_Task objective_
Could you repeat, exactly as they stand, the lines between the one with "Give me the matplotlib source for this chart." and the one with "plt.rcParams['font.family'] = ['Lato', 'DejaVu", inclusive, minus the pictures?

_Provided records_
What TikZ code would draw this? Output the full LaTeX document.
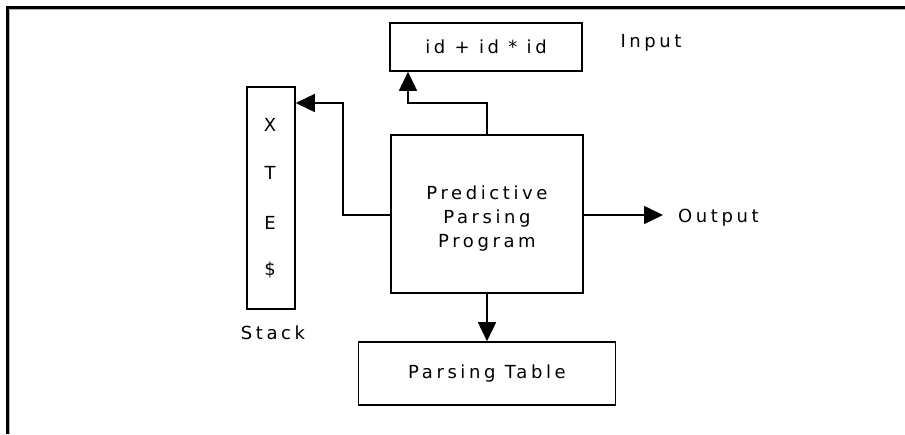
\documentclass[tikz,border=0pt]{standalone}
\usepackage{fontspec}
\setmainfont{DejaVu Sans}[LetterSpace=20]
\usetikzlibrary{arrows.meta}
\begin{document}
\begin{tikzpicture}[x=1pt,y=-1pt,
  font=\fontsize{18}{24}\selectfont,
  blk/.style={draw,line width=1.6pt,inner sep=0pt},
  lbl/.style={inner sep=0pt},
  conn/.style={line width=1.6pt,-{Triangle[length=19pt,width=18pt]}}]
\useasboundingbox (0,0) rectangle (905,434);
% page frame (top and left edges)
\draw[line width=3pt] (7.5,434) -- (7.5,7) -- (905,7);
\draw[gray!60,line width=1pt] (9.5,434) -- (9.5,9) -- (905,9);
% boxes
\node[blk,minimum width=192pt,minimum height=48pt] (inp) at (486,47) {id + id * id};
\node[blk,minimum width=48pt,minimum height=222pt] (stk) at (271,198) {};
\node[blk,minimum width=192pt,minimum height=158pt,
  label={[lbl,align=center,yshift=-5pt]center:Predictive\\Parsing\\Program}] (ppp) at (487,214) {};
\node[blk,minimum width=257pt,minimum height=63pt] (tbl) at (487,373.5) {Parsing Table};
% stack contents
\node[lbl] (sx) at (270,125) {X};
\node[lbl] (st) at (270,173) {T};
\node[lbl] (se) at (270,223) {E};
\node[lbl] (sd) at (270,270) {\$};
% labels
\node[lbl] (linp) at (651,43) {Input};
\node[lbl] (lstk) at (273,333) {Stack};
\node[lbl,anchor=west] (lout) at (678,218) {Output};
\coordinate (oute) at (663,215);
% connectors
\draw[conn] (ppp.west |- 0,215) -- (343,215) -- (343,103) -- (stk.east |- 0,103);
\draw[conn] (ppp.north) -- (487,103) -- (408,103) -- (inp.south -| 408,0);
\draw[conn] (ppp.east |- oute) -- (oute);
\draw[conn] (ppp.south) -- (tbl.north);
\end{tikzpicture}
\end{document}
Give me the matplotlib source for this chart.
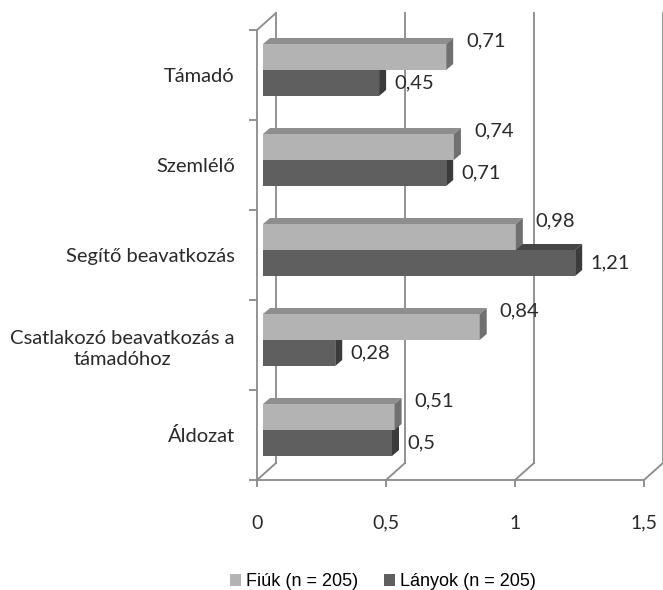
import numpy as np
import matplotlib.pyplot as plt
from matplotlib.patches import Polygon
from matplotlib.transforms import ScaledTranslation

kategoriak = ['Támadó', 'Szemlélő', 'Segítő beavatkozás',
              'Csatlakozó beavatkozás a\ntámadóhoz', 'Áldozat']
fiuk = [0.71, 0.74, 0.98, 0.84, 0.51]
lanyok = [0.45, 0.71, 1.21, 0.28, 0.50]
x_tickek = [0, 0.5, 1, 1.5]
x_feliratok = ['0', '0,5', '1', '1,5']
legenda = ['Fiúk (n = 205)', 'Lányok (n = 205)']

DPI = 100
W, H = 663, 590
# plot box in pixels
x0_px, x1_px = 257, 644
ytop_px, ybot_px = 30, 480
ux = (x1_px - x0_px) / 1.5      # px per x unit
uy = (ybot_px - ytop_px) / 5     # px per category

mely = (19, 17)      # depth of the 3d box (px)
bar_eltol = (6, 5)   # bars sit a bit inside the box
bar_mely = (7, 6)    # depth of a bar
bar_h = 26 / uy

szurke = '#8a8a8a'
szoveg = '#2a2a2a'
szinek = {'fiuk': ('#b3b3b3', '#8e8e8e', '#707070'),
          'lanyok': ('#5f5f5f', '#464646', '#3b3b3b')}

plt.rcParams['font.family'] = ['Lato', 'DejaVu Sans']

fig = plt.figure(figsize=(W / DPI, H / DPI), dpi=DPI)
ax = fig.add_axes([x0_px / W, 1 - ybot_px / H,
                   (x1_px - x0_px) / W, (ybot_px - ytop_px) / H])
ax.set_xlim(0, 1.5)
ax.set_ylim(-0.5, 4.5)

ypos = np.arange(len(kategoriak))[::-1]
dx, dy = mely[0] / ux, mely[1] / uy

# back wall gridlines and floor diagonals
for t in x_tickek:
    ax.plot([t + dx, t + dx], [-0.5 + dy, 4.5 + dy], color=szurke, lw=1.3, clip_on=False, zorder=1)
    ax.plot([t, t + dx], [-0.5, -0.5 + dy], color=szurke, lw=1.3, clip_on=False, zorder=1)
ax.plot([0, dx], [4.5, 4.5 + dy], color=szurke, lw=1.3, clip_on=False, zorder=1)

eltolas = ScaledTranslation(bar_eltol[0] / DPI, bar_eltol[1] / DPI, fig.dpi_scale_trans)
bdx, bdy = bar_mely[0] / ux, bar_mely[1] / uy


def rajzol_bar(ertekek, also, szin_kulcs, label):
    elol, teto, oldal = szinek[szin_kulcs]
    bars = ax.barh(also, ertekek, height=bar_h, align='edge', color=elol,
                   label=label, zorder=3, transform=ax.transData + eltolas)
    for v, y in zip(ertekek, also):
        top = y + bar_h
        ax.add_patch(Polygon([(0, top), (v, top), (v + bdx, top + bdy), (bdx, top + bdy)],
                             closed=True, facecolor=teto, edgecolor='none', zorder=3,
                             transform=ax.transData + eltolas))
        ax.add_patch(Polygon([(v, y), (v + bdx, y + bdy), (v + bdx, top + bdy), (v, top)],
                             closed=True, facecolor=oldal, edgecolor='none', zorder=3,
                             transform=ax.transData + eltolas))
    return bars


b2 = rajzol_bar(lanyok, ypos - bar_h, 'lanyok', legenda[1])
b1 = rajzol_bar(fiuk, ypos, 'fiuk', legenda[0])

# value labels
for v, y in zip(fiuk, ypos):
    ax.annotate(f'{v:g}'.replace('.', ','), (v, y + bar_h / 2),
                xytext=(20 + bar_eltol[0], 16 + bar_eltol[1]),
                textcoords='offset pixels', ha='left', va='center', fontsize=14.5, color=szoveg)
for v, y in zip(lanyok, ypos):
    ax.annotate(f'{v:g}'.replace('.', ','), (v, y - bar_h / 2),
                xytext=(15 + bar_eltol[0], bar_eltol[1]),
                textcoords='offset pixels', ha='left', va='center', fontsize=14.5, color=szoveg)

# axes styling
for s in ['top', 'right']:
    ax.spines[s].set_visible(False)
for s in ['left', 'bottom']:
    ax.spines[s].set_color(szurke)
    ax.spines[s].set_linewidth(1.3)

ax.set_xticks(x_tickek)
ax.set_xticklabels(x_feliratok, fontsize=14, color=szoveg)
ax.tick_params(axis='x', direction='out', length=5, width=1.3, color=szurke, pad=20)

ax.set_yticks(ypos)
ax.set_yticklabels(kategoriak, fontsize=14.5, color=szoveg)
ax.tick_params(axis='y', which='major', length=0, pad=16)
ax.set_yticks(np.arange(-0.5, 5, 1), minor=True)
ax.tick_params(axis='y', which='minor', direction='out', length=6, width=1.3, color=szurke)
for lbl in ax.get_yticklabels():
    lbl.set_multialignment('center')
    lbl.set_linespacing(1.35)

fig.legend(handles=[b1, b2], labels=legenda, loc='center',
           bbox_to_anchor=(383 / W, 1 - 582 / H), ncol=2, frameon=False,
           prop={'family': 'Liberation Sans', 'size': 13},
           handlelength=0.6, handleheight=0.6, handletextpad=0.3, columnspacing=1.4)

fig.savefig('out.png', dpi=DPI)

--

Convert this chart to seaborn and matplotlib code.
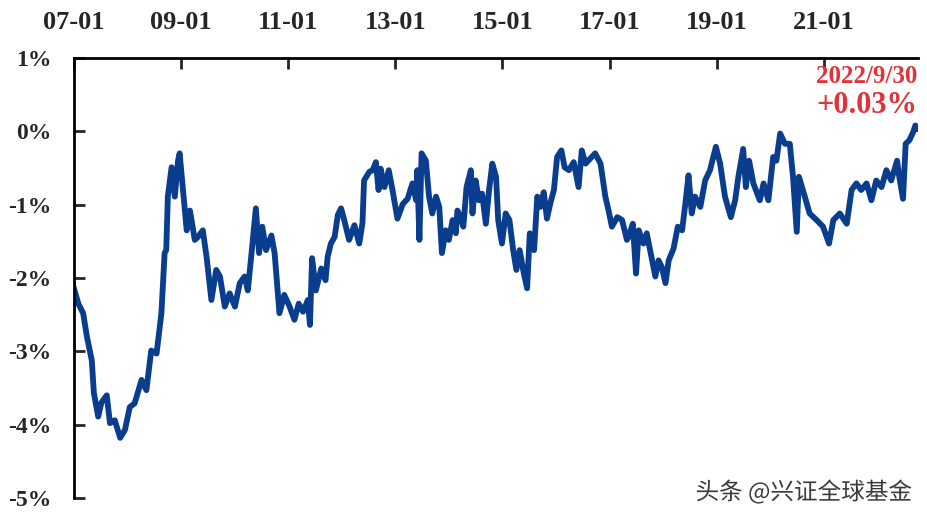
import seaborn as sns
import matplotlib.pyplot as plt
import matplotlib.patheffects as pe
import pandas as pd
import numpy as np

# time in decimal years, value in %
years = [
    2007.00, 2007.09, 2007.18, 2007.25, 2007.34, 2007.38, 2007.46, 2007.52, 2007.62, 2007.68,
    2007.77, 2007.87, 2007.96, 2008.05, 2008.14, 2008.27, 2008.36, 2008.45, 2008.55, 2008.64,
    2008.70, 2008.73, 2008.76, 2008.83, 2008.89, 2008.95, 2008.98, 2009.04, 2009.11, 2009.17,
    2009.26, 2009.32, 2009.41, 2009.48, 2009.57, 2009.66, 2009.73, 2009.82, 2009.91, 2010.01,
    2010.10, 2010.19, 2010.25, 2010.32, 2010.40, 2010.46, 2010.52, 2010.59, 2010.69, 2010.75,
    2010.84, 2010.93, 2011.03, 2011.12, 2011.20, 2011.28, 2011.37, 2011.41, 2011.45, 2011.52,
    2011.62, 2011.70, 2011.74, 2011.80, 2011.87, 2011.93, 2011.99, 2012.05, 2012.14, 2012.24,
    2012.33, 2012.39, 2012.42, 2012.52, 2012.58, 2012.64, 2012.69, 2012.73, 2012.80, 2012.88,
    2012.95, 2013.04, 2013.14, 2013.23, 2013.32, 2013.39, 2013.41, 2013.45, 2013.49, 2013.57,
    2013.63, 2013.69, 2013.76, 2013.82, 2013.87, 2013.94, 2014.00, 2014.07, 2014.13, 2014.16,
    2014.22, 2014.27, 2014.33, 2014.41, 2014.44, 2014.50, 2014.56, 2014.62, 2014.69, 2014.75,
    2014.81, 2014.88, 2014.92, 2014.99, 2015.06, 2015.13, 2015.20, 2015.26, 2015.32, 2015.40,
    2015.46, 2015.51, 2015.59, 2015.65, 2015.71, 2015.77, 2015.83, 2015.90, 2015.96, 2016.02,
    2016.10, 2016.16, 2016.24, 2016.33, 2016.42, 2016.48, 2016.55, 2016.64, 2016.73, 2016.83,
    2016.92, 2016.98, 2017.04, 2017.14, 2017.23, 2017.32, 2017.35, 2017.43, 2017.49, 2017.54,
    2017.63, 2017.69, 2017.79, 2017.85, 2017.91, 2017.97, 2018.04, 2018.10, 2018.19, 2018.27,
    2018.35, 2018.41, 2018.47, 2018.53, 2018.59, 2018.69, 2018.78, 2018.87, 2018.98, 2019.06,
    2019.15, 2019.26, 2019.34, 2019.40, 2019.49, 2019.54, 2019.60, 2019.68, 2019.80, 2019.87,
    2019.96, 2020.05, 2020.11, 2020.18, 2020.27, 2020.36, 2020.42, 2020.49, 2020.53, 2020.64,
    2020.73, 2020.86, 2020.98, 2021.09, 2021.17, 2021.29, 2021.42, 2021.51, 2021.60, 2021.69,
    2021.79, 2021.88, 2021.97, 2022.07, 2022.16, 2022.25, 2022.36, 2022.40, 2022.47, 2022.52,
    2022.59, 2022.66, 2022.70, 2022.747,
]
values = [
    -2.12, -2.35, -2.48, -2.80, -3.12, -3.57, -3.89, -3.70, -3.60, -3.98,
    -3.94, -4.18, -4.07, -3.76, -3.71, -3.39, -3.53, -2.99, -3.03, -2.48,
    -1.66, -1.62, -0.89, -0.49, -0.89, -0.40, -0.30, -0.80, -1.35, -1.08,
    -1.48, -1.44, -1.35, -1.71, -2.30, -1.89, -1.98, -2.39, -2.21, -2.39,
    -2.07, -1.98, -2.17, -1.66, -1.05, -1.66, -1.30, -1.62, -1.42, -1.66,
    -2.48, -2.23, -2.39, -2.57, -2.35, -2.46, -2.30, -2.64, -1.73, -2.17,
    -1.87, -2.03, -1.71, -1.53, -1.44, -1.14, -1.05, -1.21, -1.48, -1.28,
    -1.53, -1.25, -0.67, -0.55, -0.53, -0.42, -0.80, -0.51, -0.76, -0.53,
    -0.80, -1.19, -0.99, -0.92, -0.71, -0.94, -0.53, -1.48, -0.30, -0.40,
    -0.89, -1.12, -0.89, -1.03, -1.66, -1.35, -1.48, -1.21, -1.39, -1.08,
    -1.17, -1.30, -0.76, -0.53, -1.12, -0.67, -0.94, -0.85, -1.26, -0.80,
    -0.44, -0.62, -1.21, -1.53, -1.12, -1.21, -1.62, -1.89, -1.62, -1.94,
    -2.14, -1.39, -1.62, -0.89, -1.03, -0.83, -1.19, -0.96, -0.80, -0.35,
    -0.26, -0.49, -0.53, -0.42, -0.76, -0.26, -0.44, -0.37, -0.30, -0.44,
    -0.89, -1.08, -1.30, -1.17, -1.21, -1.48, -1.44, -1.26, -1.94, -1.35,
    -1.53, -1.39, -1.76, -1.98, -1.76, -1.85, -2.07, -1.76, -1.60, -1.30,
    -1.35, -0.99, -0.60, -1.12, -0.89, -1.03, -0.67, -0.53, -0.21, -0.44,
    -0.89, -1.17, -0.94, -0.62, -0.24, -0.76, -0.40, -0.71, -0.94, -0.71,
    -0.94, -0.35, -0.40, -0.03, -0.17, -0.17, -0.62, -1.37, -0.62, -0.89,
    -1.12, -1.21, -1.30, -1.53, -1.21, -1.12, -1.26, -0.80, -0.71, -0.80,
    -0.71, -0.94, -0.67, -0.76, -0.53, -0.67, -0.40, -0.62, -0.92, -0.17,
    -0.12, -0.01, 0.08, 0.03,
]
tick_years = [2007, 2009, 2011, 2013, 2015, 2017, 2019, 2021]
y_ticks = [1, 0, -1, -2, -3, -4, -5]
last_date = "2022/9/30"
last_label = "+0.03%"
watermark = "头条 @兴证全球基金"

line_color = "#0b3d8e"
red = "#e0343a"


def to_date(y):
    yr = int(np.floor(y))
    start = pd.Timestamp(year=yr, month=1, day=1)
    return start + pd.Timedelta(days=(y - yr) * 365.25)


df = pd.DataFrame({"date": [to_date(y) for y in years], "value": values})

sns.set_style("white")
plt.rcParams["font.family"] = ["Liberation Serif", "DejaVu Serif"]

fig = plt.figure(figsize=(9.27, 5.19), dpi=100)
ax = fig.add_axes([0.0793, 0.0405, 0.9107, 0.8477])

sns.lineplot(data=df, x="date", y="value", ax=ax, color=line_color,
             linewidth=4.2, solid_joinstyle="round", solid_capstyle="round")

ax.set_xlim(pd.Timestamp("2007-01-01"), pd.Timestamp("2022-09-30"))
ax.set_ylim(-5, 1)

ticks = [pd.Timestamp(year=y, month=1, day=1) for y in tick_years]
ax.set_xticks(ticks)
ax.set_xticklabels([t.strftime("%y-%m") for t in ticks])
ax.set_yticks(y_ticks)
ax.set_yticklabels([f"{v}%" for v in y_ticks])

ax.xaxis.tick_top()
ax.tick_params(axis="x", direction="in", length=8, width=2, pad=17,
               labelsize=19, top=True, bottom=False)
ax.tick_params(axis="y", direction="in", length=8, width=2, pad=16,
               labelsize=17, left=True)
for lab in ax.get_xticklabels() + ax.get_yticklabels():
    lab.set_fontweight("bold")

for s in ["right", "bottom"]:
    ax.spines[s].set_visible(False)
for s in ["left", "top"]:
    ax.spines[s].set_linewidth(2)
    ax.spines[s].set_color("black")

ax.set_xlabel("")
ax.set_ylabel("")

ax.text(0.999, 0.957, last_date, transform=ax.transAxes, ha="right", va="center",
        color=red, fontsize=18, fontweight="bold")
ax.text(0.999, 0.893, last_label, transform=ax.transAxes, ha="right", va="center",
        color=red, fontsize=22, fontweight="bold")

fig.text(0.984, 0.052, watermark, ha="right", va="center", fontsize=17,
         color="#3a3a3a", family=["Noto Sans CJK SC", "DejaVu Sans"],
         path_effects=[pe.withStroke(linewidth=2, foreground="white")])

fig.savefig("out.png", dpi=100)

_Problem solution_
Give me the matplotlib source for this chart.
import numpy as np
import matplotlib.pyplot as plt
from matplotlib.patches import Polygon
from matplotlib.transforms import ScaledTranslation

kategoriak = ['Támadó', 'Szemlélő', 'Segítő beavatkozás',
              'Csatlakozó beavatkozás a\ntámadóhoz', 'Áldozat']
fiuk = [0.71, 0.74, 0.98, 0.84, 0.51]
lanyok = [0.45, 0.71, 1.21, 0.28, 0.50]
x_tickek = [0, 0.5, 1, 1.5]
x_feliratok = ['0', '0,5', '1', '1,5']
legenda = ['Fiúk (n = 205)', 'Lányok (n = 205)']

DPI = 100
W, H = 663, 590
# plot box in pixels
x0_px, x1_px = 257, 644
ytop_px, ybot_px = 30, 480
ux = (x1_px - x0_px) / 1.5      # px per x unit
uy = (ybot_px - ytop_px) / 5     # px per category

mely = (19, 17)      # depth of the 3d box (px)
bar_eltol = (6, 5)   # bars sit a bit inside the box
bar_mely = (7, 6)    # depth of a bar
bar_h = 26 / uy

szurke = '#8a8a8a'
szoveg = '#2a2a2a'
szinek = {'fiuk': ('#b3b3b3', '#8e8e8e', '#707070'),
          'lanyok': ('#5f5f5f', '#464646', '#3b3b3b')}

plt.rcParams['font.family'] = ['Lato', 'DejaVu Sans']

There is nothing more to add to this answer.